176: European mainland update
12-09-2007
PropertyInvesting.net team
Property prices have risen dramatically in the last seven years as interest rates have remained low and inflationary pressures subdued. The GDP of Europe has averaged around 2% for the last few years. But Euro area asset prices are likely to come under pressure as evidenced by price drops in Ireland this year. It’s late in the party and we would steer clear of faltering economic area exposed to high oil prices such as Italy, Portugal and Greece. Southern Spain and southern France will likely see prices continue to increase led by wealthy people migrating to these area and setting up businesses – populations in areas like Perpignan, Toulouse, Sete and Montpellier in France and Marbella, Malaga and Valencia in Spain are increasing - investment levels remain robust. Wealthy retiring northern European baby-boomers will also support this market.
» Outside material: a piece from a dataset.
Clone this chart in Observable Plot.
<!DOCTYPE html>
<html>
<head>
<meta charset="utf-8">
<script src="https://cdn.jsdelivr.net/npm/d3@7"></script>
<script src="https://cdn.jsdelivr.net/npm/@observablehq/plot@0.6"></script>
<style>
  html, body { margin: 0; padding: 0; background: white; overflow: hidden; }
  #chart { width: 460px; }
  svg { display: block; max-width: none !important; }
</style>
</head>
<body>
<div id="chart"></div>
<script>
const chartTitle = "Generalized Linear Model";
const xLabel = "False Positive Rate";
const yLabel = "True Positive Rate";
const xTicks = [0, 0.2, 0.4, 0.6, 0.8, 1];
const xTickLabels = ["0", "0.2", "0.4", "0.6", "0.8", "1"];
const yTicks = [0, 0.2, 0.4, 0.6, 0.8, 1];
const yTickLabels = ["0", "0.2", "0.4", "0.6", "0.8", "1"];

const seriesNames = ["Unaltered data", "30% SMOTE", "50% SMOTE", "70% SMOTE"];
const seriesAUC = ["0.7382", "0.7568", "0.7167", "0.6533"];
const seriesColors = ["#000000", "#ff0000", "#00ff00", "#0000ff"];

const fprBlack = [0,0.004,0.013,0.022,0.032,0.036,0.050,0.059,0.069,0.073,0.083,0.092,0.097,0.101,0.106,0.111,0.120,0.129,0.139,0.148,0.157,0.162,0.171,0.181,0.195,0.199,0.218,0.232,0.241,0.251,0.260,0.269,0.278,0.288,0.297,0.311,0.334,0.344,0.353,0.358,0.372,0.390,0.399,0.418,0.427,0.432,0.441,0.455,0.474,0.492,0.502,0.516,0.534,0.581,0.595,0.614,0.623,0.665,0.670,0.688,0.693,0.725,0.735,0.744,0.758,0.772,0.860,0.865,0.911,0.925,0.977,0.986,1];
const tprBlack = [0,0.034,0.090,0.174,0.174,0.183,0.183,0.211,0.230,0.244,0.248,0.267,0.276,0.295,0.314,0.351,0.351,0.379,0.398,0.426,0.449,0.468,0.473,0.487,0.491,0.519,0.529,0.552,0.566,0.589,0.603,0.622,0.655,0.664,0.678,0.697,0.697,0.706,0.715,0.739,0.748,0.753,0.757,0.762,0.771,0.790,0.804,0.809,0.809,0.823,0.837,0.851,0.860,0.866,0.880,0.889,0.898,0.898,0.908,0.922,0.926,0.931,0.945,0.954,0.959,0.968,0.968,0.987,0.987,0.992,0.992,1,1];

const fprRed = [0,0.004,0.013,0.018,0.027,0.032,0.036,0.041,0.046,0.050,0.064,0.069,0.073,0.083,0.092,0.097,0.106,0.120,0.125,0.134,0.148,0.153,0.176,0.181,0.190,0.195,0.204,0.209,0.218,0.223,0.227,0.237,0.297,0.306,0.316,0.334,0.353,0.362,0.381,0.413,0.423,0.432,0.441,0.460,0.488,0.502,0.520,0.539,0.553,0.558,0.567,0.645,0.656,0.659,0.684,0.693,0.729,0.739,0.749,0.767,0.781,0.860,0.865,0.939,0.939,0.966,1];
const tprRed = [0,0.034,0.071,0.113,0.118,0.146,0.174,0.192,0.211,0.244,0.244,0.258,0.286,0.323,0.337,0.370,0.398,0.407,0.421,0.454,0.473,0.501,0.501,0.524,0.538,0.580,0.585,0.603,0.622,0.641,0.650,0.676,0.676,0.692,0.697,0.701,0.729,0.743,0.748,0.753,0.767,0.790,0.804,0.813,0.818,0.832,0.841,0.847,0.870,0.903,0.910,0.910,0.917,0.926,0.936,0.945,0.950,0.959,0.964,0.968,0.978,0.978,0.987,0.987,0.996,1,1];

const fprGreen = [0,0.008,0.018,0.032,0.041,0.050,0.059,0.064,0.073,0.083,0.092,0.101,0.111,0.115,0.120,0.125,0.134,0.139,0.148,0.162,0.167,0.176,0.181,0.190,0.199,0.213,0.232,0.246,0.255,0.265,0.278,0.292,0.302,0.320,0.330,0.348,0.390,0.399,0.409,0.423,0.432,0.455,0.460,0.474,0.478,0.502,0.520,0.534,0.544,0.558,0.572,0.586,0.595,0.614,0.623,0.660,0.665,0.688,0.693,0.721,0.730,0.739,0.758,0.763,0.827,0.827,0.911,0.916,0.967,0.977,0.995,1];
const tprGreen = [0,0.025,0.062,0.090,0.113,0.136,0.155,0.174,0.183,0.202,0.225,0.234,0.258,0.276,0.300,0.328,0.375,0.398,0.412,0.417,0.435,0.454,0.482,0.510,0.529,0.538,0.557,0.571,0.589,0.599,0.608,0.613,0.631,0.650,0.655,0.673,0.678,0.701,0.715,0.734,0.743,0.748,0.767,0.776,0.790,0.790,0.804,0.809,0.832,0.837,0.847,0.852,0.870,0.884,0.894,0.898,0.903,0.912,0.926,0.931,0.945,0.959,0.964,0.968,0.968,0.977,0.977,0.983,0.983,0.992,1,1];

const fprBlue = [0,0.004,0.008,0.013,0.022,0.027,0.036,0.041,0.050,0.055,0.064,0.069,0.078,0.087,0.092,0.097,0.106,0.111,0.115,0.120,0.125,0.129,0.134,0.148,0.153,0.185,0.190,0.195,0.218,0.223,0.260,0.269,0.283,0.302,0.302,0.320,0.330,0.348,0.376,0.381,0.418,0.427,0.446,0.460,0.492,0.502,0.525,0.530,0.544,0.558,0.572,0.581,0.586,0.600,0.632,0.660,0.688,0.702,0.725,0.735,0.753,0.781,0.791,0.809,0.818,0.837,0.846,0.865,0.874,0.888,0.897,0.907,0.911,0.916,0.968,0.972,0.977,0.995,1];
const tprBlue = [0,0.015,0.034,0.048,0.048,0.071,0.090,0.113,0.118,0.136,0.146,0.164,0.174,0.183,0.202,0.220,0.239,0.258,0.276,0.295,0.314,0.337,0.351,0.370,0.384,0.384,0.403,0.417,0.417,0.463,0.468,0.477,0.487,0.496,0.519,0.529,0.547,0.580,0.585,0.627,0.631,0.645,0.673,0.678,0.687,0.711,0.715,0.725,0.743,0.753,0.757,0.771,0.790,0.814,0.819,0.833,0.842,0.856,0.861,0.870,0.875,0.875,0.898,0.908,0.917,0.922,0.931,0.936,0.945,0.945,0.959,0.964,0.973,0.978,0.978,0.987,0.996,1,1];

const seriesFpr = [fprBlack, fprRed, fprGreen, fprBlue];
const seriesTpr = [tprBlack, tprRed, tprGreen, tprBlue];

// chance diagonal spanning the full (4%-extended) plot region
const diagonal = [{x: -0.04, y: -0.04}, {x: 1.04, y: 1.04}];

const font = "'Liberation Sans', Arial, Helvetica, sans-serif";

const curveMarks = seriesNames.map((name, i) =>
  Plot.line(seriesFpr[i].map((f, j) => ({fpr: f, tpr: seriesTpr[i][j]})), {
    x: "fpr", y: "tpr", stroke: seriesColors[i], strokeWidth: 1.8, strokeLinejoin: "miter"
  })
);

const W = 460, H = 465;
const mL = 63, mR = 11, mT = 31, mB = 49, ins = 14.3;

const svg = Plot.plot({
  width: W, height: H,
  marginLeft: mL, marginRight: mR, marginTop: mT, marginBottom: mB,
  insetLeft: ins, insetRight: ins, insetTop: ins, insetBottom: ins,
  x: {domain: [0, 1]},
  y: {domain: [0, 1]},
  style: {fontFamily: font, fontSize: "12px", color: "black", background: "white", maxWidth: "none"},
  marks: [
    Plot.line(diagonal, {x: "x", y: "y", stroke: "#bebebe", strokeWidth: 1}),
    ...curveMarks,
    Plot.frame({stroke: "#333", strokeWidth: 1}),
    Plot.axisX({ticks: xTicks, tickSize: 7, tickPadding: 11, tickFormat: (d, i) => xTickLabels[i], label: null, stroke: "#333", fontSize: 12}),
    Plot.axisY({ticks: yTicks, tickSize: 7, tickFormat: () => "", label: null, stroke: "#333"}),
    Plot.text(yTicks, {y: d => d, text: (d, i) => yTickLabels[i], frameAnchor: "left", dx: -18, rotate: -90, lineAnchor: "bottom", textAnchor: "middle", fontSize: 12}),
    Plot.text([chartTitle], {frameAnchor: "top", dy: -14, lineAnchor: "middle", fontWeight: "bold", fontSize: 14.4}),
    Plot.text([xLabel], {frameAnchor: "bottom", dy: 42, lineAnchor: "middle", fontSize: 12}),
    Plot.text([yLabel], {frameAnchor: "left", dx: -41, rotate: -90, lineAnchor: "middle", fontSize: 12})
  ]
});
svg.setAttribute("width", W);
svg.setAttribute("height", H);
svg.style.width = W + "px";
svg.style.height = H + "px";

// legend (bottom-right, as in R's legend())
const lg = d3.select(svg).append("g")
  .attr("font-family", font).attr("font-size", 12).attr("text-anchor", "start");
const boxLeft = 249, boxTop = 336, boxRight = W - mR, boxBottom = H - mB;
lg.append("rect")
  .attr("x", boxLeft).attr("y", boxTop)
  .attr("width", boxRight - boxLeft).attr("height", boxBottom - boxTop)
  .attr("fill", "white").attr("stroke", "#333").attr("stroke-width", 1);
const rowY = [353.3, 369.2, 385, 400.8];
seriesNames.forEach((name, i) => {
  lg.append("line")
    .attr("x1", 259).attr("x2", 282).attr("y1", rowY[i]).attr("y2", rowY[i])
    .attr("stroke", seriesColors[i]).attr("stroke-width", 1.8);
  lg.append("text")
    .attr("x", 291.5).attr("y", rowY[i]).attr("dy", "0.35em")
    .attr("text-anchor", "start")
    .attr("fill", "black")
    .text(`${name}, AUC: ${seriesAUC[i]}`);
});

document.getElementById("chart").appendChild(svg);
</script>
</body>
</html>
Germany is an interesting market but it’s difficult to judge whether it’s best to invest in previously depressed cities like Berlin and eastern Germany where asset prices are very low priced, or areas like Munich in the wealthy south which have very high property prices. Our gut tells us, that Munich and the south is the better place because of the booming services business, pleasant climate, local wealth, central position and booming banking and high-tech businesses. But it’s not an obviously a high return area and Germany has suffered in the last 15 years compared with countries like UK and Ireland because of the excessive regulation and high cost of labour. Undoubtedly a pleasant place to live, but difficult to see high investment returns. Yes, yields for rental property are high in northern and eastern Germany, but asset prices are unlikely to boom.
The new European Union entrants Romania and Bulgaria remain very interesting. We expect the markets to cool in the next year, but property prices in good locations in the capital cities of these two countries should continue to boom as long as their economies continue to be managed affectively. There has been a brain drain away from Romania and Bulgaria to places like the UK and Ireland in the last few years, but eventually these people will return flush with cash and want to purchase property in the capital cities Sophia and Bucharest, as well as nice farm houses in the best areas. So we expect prices to double or more in Romanian in the next ten years. One just needs to be very careful with the legal, tax side and make sure one does not get ripped off!
Bratislava – the capital of Slovakia is another gem. It’s only 60 km from Vienna and cross border trade is increasing rapidly. Austrian property prices have also risen by about 10% in the last year. We expect Bratislava prices to normalize towards Vienna prices in future years. It’s very central and the flat tax regime plus car plants on Slovakia have helped the economy enormously – worth checking out for all those exploratory investors in Europe. Another interesting option is ski villas in the High Tratras mountain – a booming ski centre – though one needs to research the affects of global warming since the snow might become rare in future years. But sill a beautiful scenic area for holidays years round.
But our favoured mainland European investment area is Norway - either Oslo, Bergen, Stavanger or southern coastal stretches, preferably within 150km of Oslo. The simple reason is that the country will become increasingly wealthy with it's oil and gas revenues and well managed international investment funds. Shipping is also booming. The population is tiny in proportion to its oil/gas and shipping wealth. We see Oslo, oil towns and coastal holiday areas doing very well in the next ten years. The Krona will also remain very strong which is a good foreign exchange hedge. The political risk is minimal and the security risk is also very low. It might be cold and dark in the winter. But Norway takes top spot!